„Kriegserklärung gegen das Volk“

Mit Verhaftungen und einem gewalttätigen Polizeieinsatz enden erneute Studentenproteste in Irans Hauptstadt Teheran. Doch die Hochschüler scheinen entschlossen, sich gegen die „Despotie“ weiter zu wehren. Scharfe Kritik an Staatspräsident Chatami

von BAHMAN NIRUMAND

Rund 70 Verhaftete nach vorherigem Einsatz von Messern, Schlagstöcken und Tränengas durch die Teheraner Polizei und Schlägertrupps: So lautet die Bilanz einer Versammlung von rund 3.000 protestierenden Studenten in der Aula des Technischen Instituts der Teheraner Universität am vergangenen Samstag.

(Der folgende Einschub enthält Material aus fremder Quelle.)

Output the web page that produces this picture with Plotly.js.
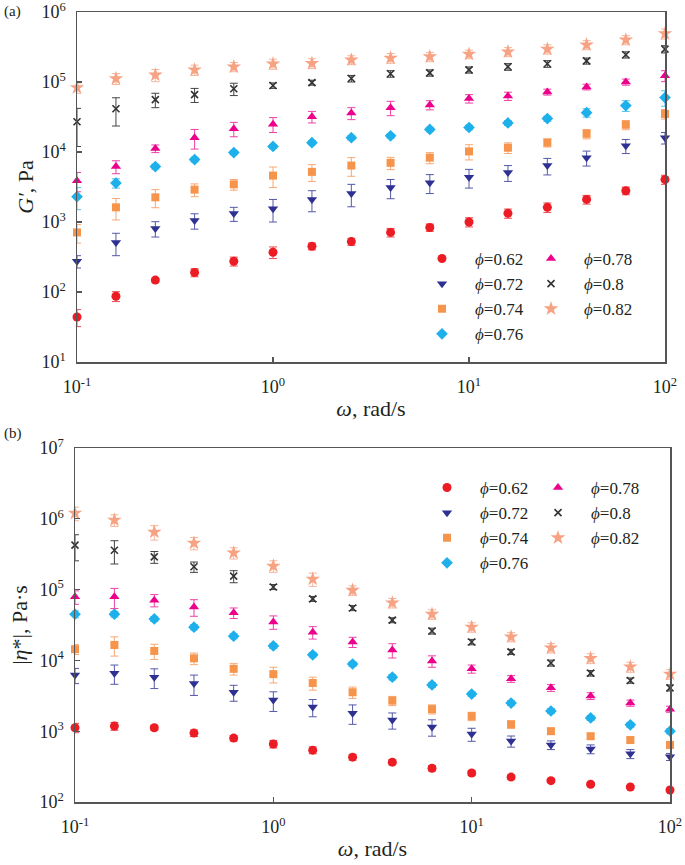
<!DOCTYPE html>
<html>
<head>
<meta charset="utf-8">
<script src="https://cdn.plot.ly/plotly-3.0.1.min.js"></script>
<style>html,body{margin:0;padding:0;background:#fff;}#chart{width:685px;height:865px;}</style>
</head>
<body>
<div id="chart"></div>
<script>
// angular frequency, rad/s
const omega = [0.1, 0.158, 0.251, 0.398, 0.631, 1, 1.58, 2.51, 3.98, 6.31, 10, 15.8, 25.1, 39.8, 63.1, 100];
const seriesNames = ['<i>ϕ</i>=0.62', '<i>ϕ</i>=0.72', '<i>ϕ</i>=0.74', '<i>ϕ</i>=0.76', '<i>ϕ</i>=0.78', '<i>ϕ</i>=0.8', '<i>ϕ</i>=0.82'];

// tick positions and labels
const xTickVals = [0.1, 1, 10, 100];
const xTickText = ['10<sup>-1</sup>', '10<sup>0</sup>', '10<sup>1</sup>', '10<sup>2</sup>'];
const yTopTickVals = [10, 100, 1000, 10000, 100000, 1000000];
const yTopTickText = ['10<sup>1</sup>', '10<sup>2</sup>', '10<sup>3</sup>', '10<sup>4</sup>', '10<sup>5</sup>', '10<sup>6</sup>'];
const yBotTickVals = [100, 1000, 10000, 100000, 1000000, 10000000];
const yBotTickText = ['10<sup>2</sup>', '10<sup>3</sup>', '10<sup>4</sup>', '10<sup>5</sup>', '10<sup>6</sup>', '10<sup>7</sup>'];

// (a) storage modulus G', Pa
const g062 = [44, 87, 148, 190, 275, 370, 450, 525, 710, 835, 1000, 1330, 1620, 2100, 2800, 4050];
const g072 = [275, 510, 810, 1050, 1320, 1550, 2100, 2550, 3100, 3650, 4350, 5100, 6400, 8300, 12300, 16000];
const g074 = [710, 1620, 2250, 2900, 3450, 4600, 5200, 6400, 7000, 8300, 10200, 11500, 13600, 18200, 24500, 35000];
const g076 = [2300, 3600, 6200, 7800, 9800, 12000, 13600, 16000, 17000, 21000, 22400, 26000, 30000, 36500, 46000, 60000];
const g078 = [3900, 6200, 11200, 16000, 21500, 25000, 32000, 36000, 43000, 47000, 58000, 63000, 72000, 85000, 100000, 123000];
const g080 = [27000, 41500, 56000, 66000, 80000, 89000, 98000, 112000, 131000, 135000, 149000, 165000, 182000, 200000, 245000, 295000];
const g082 = [83000, 112000, 126000, 149000, 165000, 182000, 185000, 207000, 220000, 230000, 250000, 270000, 295000, 340000, 400000, 490000];
// (a) error bars
const g062err = [12, 14, 10, 25, 40, 70, 50, 60, 100, 100, 150, 200, 250, 300, 350, 600];
const g072err = [55, 180, 200, 260, 300, 550, 700, 900, 950, 1100, 1300, 1300, 1700, 2000, 2800, 3000];
const g074err = [210, 550, 650, 600, 600, 1500, 1400, 1900, 1400, 1500, 2500, 2000, 1800, 2800, 3700, 5500];
const g076err = [800, 550, 500, 600, 700, 800, 900, 1100, 1200, 1500, 1700, 2000, 2500, 5000, 8000, 15000];
const g078err = [1200, 1300, 1400, 5000, 5000, 6000, 6000, 7000, 10000, 7000, 8000, 8500, 7000, 8000, 10000, 22000];
const g080err = [15000, 18000, 13000, 15000, 16000, 8000, 8000, 12000, 14000, 14000, 15000, 18000, 20000, 20000, 25000, 35000];
const g082err = [14000, 20000, 25000, 25000, 25000, 30000, 30000, 30000, 35000, 35000, 35000, 40000, 45000, 50000, 60000, 80000];

// (b) complex viscosity |eta*|, Pa·s
const e062 = [1120, 1180, 1120, 940, 800, 660, 540, 430, 365, 300, 257, 225, 200, 178, 163, 148];
const e072 = [6200, 6600, 5800, 4700, 3550, 2750, 2200, 1800, 1440, 1150, 910, 725, 640, 560, 480, 435];
const e074 = [14400, 16500, 13600, 10700, 7600, 6400, 4800, 3550, 2700, 2050, 1630, 1250, 1000, 850, 750, 640];
const e076 = [45000, 45000, 38500, 29500, 22000, 16000, 12000, 8900, 5800, 4500, 3350, 2500, 1930, 1540, 1230, 1000];
const e078 = [79000, 79000, 71000, 57000, 47000, 35000, 25000, 18200, 14000, 9800, 7600, 5500, 4100, 3150, 2500, 2050];
const e080 = [425000, 360000, 290000, 210000, 155000, 109000, 74000, 55000, 37000, 26000, 18200, 13200, 9200, 6600, 5200, 4100];
const e082 = [1200000, 960000, 650000, 455000, 330000, 215000, 141000, 98000, 65000, 45000, 29500, 21500, 15000, 10700, 8100, 6400];
// (b) error bars
const e062err = [170, 150, 90, 100, 70, 80, 60, 40, 30, 25, 20, 15, 12, 10, 8, 8];
const e072err = [1500, 2000, 1800, 1500, 900, 850, 600, 550, 370, 300, 190, 130, 90, 80, 70, 50];
const e074err = [2300, 5000, 3300, 2000, 1400, 1600, 1000, 650, 400, 300, 220, 150, 100, 70, 60, 50];
const e076err = [5000, 4000, 3000, 2500, 1800, 1300, 900, 700, 500, 350, 250, 200, 150, 120, 100, 80];
const e078err = [17000, 25000, 14000, 15000, 8000, 7500, 5000, 3000, 3200, 1800, 1000, 600, 450, 350, 250, 200];
const e080err = [170000, 130000, 55000, 35000, 30000, 9000, 6000, 4500, 3000, 2500, 1600, 1100, 900, 600, 450, 400];
const e082err = [260000, 180000, 150000, 90000, 60000, 40000, 30000, 15000, 10000, 7000, 4500, 3200, 2300, 1700, 1300, 1000];

const styles = [
  {symbol: 'circle', size: 9, color: '#ec1c24', err: '#ee4a50'},
  {symbol: 'triangle-down', size: 9, color: '#2e3192', err: '#5558a8'},
  {symbol: 'square', size: 8, color: '#f7944c', err: '#f7a874'},
  {symbol: 'diamond', size: 9, color: '#1eb0ea', err: '#52c2ee'},
  {symbol: 'triangle-up', size: 9, color: '#ec008c', err: '#ee40a6'},
  {symbol: 'x-thin', size: 7, color: '#333333', err: '#444444'},
  {symbol: 'star', size: 11, color: '#f7a283', err: '#f5b59c'}
];

const topY = [g062, g072, g074, g076, g078, g080, g082];
const topErr = [g062err, g072err, g074err, g076err, g078err, g080err, g082err];
const botY = [e062, e072, e074, e076, e078, e080, e082];
const botErr = [e062err, e072err, e074err, e076err, e078err, e080err, e082err];

function makeTrace(i, y, err, xa, ya, legendId) {
  const s = styles[i];
  const marker = {symbol: s.symbol, size: s.size, color: s.color};
  if (s.symbol === 'x-thin') marker.line = {color: s.color, width: 1.6};
  return {
    x: omega, y: y, type: 'scatter', mode: 'markers', name: seriesNames[i],
    xaxis: xa, yaxis: ya, legend: legendId, cliponaxis: false,
    marker: marker,
    error_y: {type: 'data', array: err, visible: true, color: s.err, thickness: 1, width: 4}
  };
}

const traces = [];
for (let i = 0; i < 7; i++) traces.push(makeTrace(i, topY[i], topErr[i], 'x', 'y', i < 4 ? 'legend' : 'legend2'));
for (let i = 0; i < 7; i++) traces.push(makeTrace(i, botY[i], botErr[i], 'x2', 'y2', i < 4 ? 'legend3' : 'legend4'));

const W = 685, H = 865;
const serif = 'Liberation Serif';
const ink = '#231f20';
function ax(extra) {
  const base = {
    type: 'log', showline: true, mirror: true, linecolor: '#555', linewidth: 1.5,
    ticks: 'inside', ticklen: 5, tickcolor: '#555', tickwidth: 1.2,
    showgrid: false, zeroline: false, tickmode: 'array', ticklabeloverflow: 'allow',
    tickfont: {family: serif, size: 18, color: ink}
  };
  return Object.assign(base, extra);
}
function ttl(text, standoff) { return {text: text, font: {family: serif, size: 22, color: ink}, standoff: standoff}; }

const legCommon = {
  font: {family: serif, size: 17, color: ink},
  bgcolor: 'rgba(0,0,0,0)', xanchor: 'left', yanchor: 'top',
  itemwidth: 56, traceorder: 'normal', itemclick: false, itemdoubleclick: false
};
function leg(xpx, ypx) { return Object.assign({}, legCommon, {x: xpx / W, y: 1 - ypx / H}); }

const layout = {
  width: W, height: H,
  margin: {l: 0, r: 0, t: 0, b: 0},
  paper_bgcolor: '#fff', plot_bgcolor: '#fff',
  showlegend: true,
  xaxis: ax({domain: [77 / W, 665 / W], range: [-1, 2], anchor: 'y', ticklabelstandoff: 8,
    tickvals: xTickVals, ticktext: xTickText, title: ttl('<i>ω</i>, rad/s', 4)}),
  yaxis: ax({domain: [1 - 362 / H, 1 - 12 / H], range: [1, 6], anchor: 'x', ticklabelstandoff: 6,
    tickvals: yTopTickVals, ticktext: yTopTickText, title: ttl('<i>G′</i>, Pa', 2)}),
  xaxis2: ax({domain: [75 / W, 670 / W], range: [-1, 2], anchor: 'y2', ticklabelstandoff: 8,
    tickvals: xTickVals, ticktext: xTickText, title: ttl('<i>ω</i>, rad/s', 4)}),
  yaxis2: ax({domain: [1 - 802 / H, 1 - 448 / H], range: [2, 7], anchor: 'x2', ticklabelstandoff: 6,
    tickvals: yBotTickVals, ticktext: yBotTickText, title: ttl('|<i>η</i>*|, Pa·s', 6)}),
  legend: leg(409, 241),
  legend2: leg(518, 241),
  legend3: leg(414, 470),
  legend4: leg(525, 470),
  annotations: [
    {text: '(a)', x: 2 / W, y: 1 - 12 / H, xref: 'paper', yref: 'paper', xanchor: 'left', yanchor: 'middle', showarrow: false,
     font: {family: serif, size: 15, color: ink}},
    {text: '(b)', x: 2 / W, y: 1 - 433 / H, xref: 'paper', yref: 'paper', xanchor: 'left', yanchor: 'middle', showarrow: false,
     font: {family: serif, size: 15, color: ink}}
  ]
};

Plotly.newPlot('chart', traces, layout, {staticPlot: true, displayModeBar: false});
</script>
</body>
</html>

Anlass war der „Tag der Studenten“, der jährlich zum Gedenken an drei Hochschüler, die 1953 bei Demonstrationen gegen den Besuch des amerikanischen Vizepräsidenten Richard Nixon in Teheran erschossen worden waren, begangen wird.

Bereits im November hatten landesweite Proteste und Streiks der Studenten zwei Wochen lang die politische Bühne beherrscht. Sie galten dem Todesurteil gegen den Universitätsprofessor Hashem Aghadjari, der die Geistlichkeit scharf kritisiert hatte und daraufhin wegen Gotteslästerung verurteilt worden war. Die Studenten hatten unter anderem die sofortige Freilassung Aghadjaris gefordert.

Die Veranstaltung am Samstag war als „Versammlung der Studenten gegen Despotie“ angekündigt worden. Wahid Ghobadi, Mitglied des „Vereins Islamischer Studenten“ und einer der Hauptredner, verurteilte das Todesurteil gegen Aghadjari und erklärte, die Studenten seien entschlossen, gegen jede Art von Diktatur Widerstand zu leisten. Er nannte die Konservativen Scheinheilige, die im Namen der Religion Macht ausübten und das Land und den Islam ins Verderben zögen. „Wisst ihr nicht, dass die Verfassung jede Art von Folter verbietet“, sagte er. „Warum fürchtet ihr euch vor einer Volksbefragung? Wir haben eine Republik, hier liegt die Entscheidung beim Volk.“

Im Saal häuften sich die Rufe einiger Störer. Es kam zu kleineren Rangeleien. Zum Schluss verabschiedeten die Versammelten eine Resolution, in der es heißt, jeder Gläubige habe die Pflicht, gegen Despotie Widerstand zu leisten. Meinungsfreiheit und die Freiheit des Wortes seien ein Geschenk Gottes. Niemand könne sie verbieten. Die Resolution fordert die sofortige Freilassung Aghadjaris und warnte die Jusitz vor einer Wiederholung solcher Urteile. Angriffe gegen die Redefreiheit bedeuten eine Kriegserklärung gegen das Volk. Staatspräsident Chatami solle seinem Eid treu bleiben und die kompromisslerische Taktiererei aufgeben. Die Volksbefragung sei der einzige Weg, um friedlich aus der Sackgasse, in die „die mafiösen Machthaber“ das Land geführt hätten, herauszukommen. Andernfalls werde der Widerstand in die Illegalität gedrängt.

Nach dem Ende der Versammlung fanden die Studenten die Tore der Universität geschlossen. Draußen hatte sich eine große Menge versammelt. Die Lage eskalierte, als sich mit Schlagstöcken und Messern bewaffnete Milizen unter die Versammelten mischten. Es kam zu gewaltsamen Auseinandersetzungen. Die Studenten skandierten: „Tod den Taliban, von Kabul bis Teheran“, „Taliban in Iran, bald seid ihr dran.“ Die Polizei setzte Tränengas ein. Auf den umliegenden Straßen befanden sich rund 20.000 Menschen. Die Polizei brauchte zwei Stunden, um die Menge auseinander zu treiben.

Am Abend veröffentlichte Ali Taali, Leiter der politischen Polizei Teherans, eine Erklärung über die Verhaftungen, die in Zusammenhang mit den Unruhen erfolgt seien. Es habe Provokation von außerhalb der Universität gegeben, heißt es dort weiter. Die meisten Versammelten draußen seien keine Studenten gewesen. Offenbar seien sie Aufrufen aus dem Ausland gefolgt.